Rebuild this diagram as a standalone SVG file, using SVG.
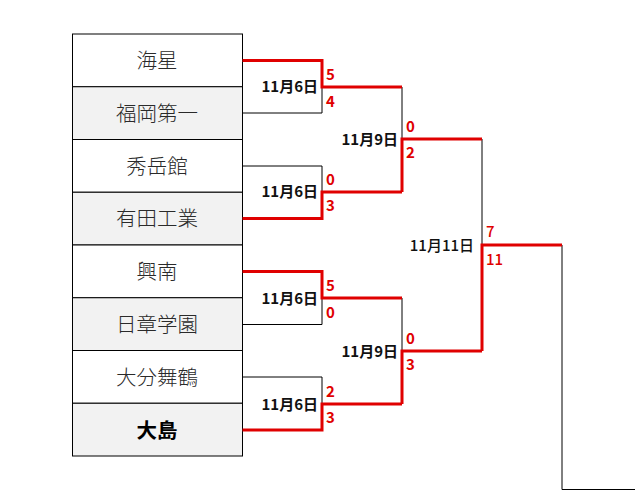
<svg xmlns="http://www.w3.org/2000/svg" width="635" height="491" viewBox="0 0 635 491">
<style>
.box{stroke:#000;stroke-width:1;}
.w{fill:#fff;}
.g{fill:#f2f2f2;}
.team{font-family:"Noto Sans CJK JP","Noto Sans",sans-serif;font-size:20.5px;fill:#2a2a2a;text-anchor:middle;dominant-baseline:central;font-weight:300;}
.win{font-weight:bold;fill:#000;}
.lose{fill:none;stroke:#000;stroke-width:1;}
.wl{fill:none;stroke:#e00000;stroke-width:3;stroke-linejoin:miter;}
.date{font-family:"Noto Sans CJK JP","Noto Sans",sans-serif;font-size:15px;font-weight:bold;fill:#111;text-anchor:end;dominant-baseline:central;}
.dr{font-weight:500;}
.sc{font-family:"Noto Sans CJK JP","Noto Sans",sans-serif;font-size:15px;font-weight:bold;fill:#e00000;dominant-baseline:central;}
.scr{font-weight:500;}
</style>
<rect x="0" y="0" width="635" height="491" fill="#fff"/>
<g id="team-kaisei"><rect class="box w" x="72.5" y="34" width="170" height="52.75"/><text class="team" x="157" y="59">海星</text></g>
<g id="team-fukuokadaiichi"><rect class="box g" x="72.5" y="86.75" width="170" height="52.75"/><text class="team" x="157" y="111.5">福岡第一</text></g>
<g id="team-shugakukan"><rect class="box w" x="72.5" y="139.5" width="170" height="52.75"/><text class="team" x="157" y="164.5">秀岳館</text></g>
<g id="team-aritakogyo"><rect class="box g" x="72.5" y="192.25" width="170" height="52.75"/><text class="team" x="157" y="217">有田工業</text></g>
<g id="team-konan"><rect class="box w" x="72.5" y="245" width="170" height="52.75"/><text class="team" x="157" y="270">興南</text></g>
<g id="team-nissho"><rect class="box g" x="72.5" y="297.75" width="170" height="52.75"/><text class="team" x="157" y="323">日章学園</text></g>
<g id="team-oitamaizuru"><rect class="box w" x="72.5" y="350.5" width="170" height="52.75"/><text class="team" x="157" y="375.5">大分舞鶴</text></g>
<g id="team-oshima"><rect class="box g" x="72.5" y="403.25" width="170" height="52.75"/><text class="team win" x="157" y="428.5">大島</text></g>
<g id="connectors">
<path class="lose" d="M242.5,113 H322 V87"/>
<path class="lose" d="M242.5,166 H322 V192"/>
<path class="lose" d="M242.5,324.5 H322 V298"/>
<path class="lose" d="M242.5,377 H322 V404"/>
<path class="lose" d="M402,87 V139"/>
<path class="lose" d="M402,298 V351"/>
<path class="lose" d="M482,139 V245"/>
<path class="lose" d="M562,245 V489.5 H635"/>
<path class="wl" d="M242.5,60.5 H322 V87 H402"/>
<path class="wl" d="M242.5,218.5 H322 V192 H402"/>
<path class="wl" d="M242.5,271.5 H322 V298 H402"/>
<path class="wl" d="M242.5,430 H322 V404 H402"/>
<path class="wl" d="M402,192 V139 H482"/>
<path class="wl" d="M402,404 V351 H482"/>
<path class="wl" d="M482,351 V245 H562"/>
</g>
<g id="labels">
<text class="date" x="318" y="85.5">11月6日</text>
<text class="sc" x="326" y="73">5</text>
<text class="sc" x="326" y="100">4</text>
<text class="date" x="318" y="190">11月6日</text>
<text class="sc" x="326" y="178">0</text>
<text class="sc" x="326" y="204">3</text>
<text class="date" x="318" y="297">11月6日</text>
<text class="sc" x="326" y="284">5</text>
<text class="sc" x="326" y="311">0</text>
<text class="date" x="318" y="403">11月6日</text>
<text class="sc" x="326" y="390">2</text>
<text class="sc" x="326" y="416">3</text>
<text class="date" x="398" y="138">11月9日</text>
<text class="sc" x="406" y="125">0</text>
<text class="sc" x="406" y="151.5">2</text>
<text class="date" x="398" y="350">11月9日</text>
<text class="sc" x="406" y="337">0</text>
<text class="sc" x="406" y="363.5">3</text>
<text class="date dr" x="474" y="244">11月11日</text>
<text class="sc scr" x="486" y="230.5">7</text>
<text class="sc scr" x="486" y="258">11</text>
</g>
</svg>
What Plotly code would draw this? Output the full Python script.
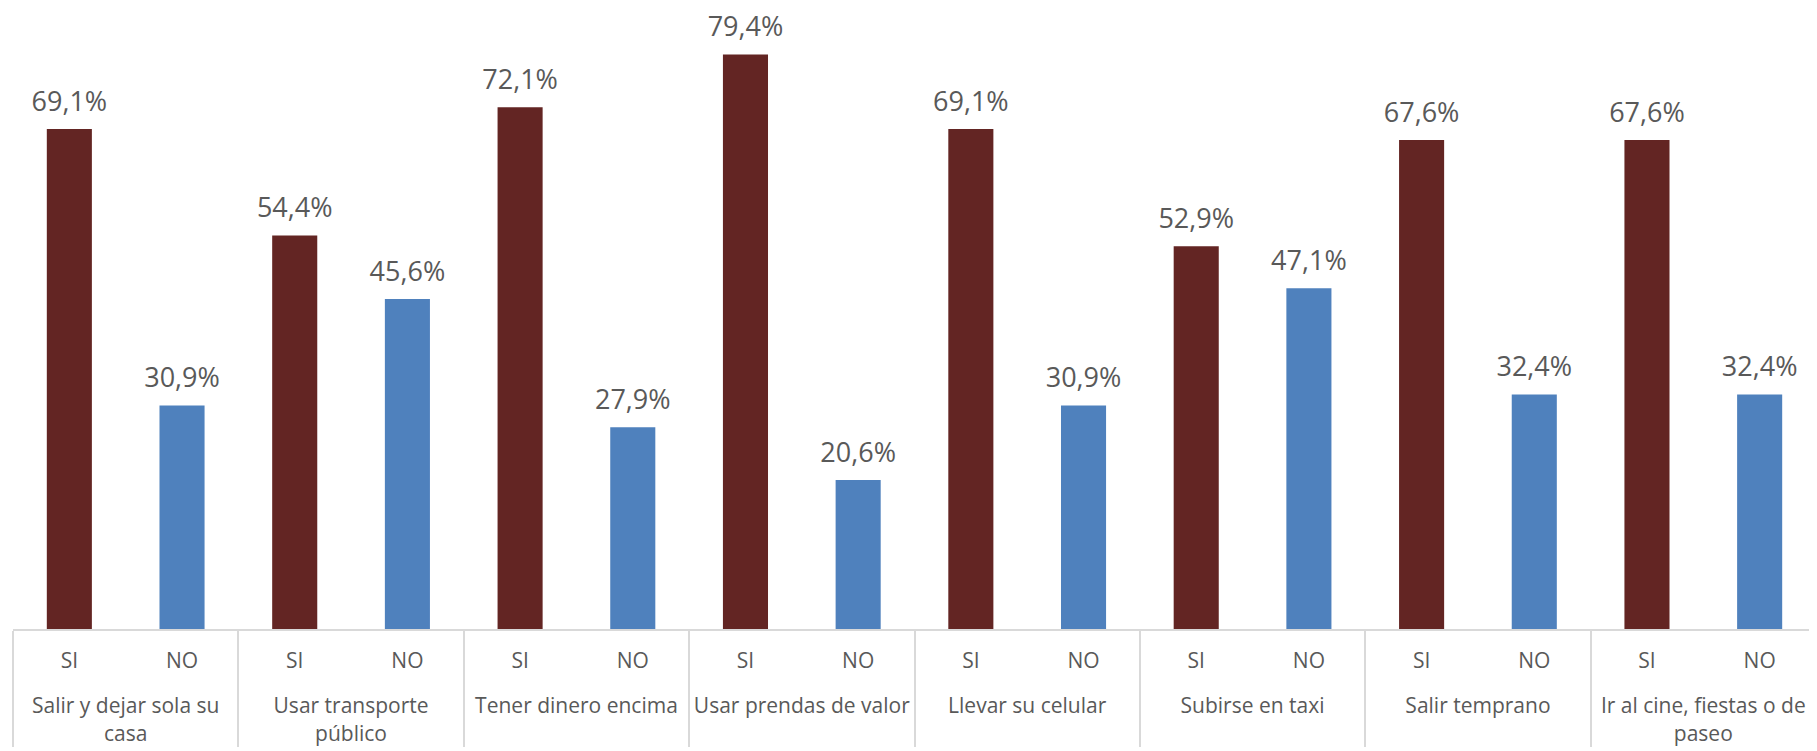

◇ ◇ ◇ ◇

_REQUIREMENT:_ Skip every picture and transcribe the data above exactly.

_RESULT:_
Rebuild this diagram as a standalone SVG file, using SVG.
<svg xmlns="http://www.w3.org/2000/svg" width="635" height="491" viewBox="0 0 635 491">
<style>
.box{stroke:#000;stroke-width:1;}
.w{fill:#fff;}
.g{fill:#f2f2f2;}
.team{font-family:"Noto Sans CJK JP","Noto Sans",sans-serif;font-size:20.5px;fill:#2a2a2a;text-anchor:middle;dominant-baseline:central;font-weight:300;}
.win{font-weight:bold;fill:#000;}
.lose{fill:none;stroke:#000;stroke-width:1;}
.wl{fill:none;stroke:#e00000;stroke-width:3;stroke-linejoin:miter;}
.date{font-family:"Noto Sans CJK JP","Noto Sans",sans-serif;font-size:15px;font-weight:bold;fill:#111;text-anchor:end;dominant-baseline:central;}
.dr{font-weight:500;}
.sc{font-family:"Noto Sans CJK JP","Noto Sans",sans-serif;font-size:15px;font-weight:bold;fill:#e00000;dominant-baseline:central;}
.scr{font-weight:500;}
</style>
<rect x="0" y="0" width="635" height="491" fill="#fff"/>
<g id="team-kaisei"><rect class="box w" x="72.5" y="34" width="170" height="52.75"/><text class="team" x="157" y="59">海星</text></g>
<g id="team-fukuokadaiichi"><rect class="box g" x="72.5" y="86.75" width="170" height="52.75"/><text class="team" x="157" y="111.5">福岡第一</text></g>
<g id="team-shugakukan"><rect class="box w" x="72.5" y="139.5" width="170" height="52.75"/><text class="team" x="157" y="164.5">秀岳館</text></g>
<g id="team-aritakogyo"><rect class="box g" x="72.5" y="192.25" width="170" height="52.75"/><text class="team" x="157" y="217">有田工業</text></g>
<g id="team-konan"><rect class="box w" x="72.5" y="245" width="170" height="52.75"/><text class="team" x="157" y="270">興南</text></g>
<g id="team-nissho"><rect class="box g" x="72.5" y="297.75" width="170" height="52.75"/><text class="team" x="157" y="323">日章学園</text></g>
<g id="team-oitamaizuru"><rect class="box w" x="72.5" y="350.5" width="170" height="52.75"/><text class="team" x="157" y="375.5">大分舞鶴</text></g>
<g id="team-oshima"><rect class="box g" x="72.5" y="403.25" width="170" height="52.75"/><text class="team win" x="157" y="428.5">大島</text></g>
<g id="connectors">
<path class="lose" d="M242.5,113 H322 V87"/>
<path class="lose" d="M242.5,166 H322 V192"/>
<path class="lose" d="M242.5,324.5 H322 V298"/>
<path class="lose" d="M242.5,377 H322 V404"/>
<path class="lose" d="M402,87 V139"/>
<path class="lose" d="M402,298 V351"/>
<path class="lose" d="M482,139 V245"/>
<path class="lose" d="M562,245 V489.5 H635"/>
<path class="wl" d="M242.5,60.5 H322 V87 H402"/>
<path class="wl" d="M242.5,218.5 H322 V192 H402"/>
<path class="wl" d="M242.5,271.5 H322 V298 H402"/>
<path class="wl" d="M242.5,430 H322 V404 H402"/>
<path class="wl" d="M402,192 V139 H482"/>
<path class="wl" d="M402,404 V351 H482"/>
<path class="wl" d="M482,351 V245 H562"/>
</g>
<g id="labels">
<text class="date" x="318" y="85.5">11月6日</text>
<text class="sc" x="326" y="73">5</text>
<text class="sc" x="326" y="100">4</text>
<text class="date" x="318" y="190">11月6日</text>
<text class="sc" x="326" y="178">0</text>
<text class="sc" x="326" y="204">3</text>
<text class="date" x="318" y="297">11月6日</text>
<text class="sc" x="326" y="284">5</text>
<text class="sc" x="326" y="311">0</text>
<text class="date" x="318" y="403">11月6日</text>
<text class="sc" x="326" y="390">2</text>
<text class="sc" x="326" y="416">3</text>
<text class="date" x="398" y="138">11月9日</text>
<text class="sc" x="406" y="125">0</text>
<text class="sc" x="406" y="151.5">2</text>
<text class="date" x="398" y="350">11月9日</text>
<text class="sc" x="406" y="337">0</text>
<text class="sc" x="406" y="363.5">3</text>
<text class="date dr" x="474" y="244">11月11日</text>
<text class="sc scr" x="486" y="230.5">7</text>
<text class="sc scr" x="486" y="258">11</text>
</g>
</svg>
What Plotly code would draw this? Output the full Python script.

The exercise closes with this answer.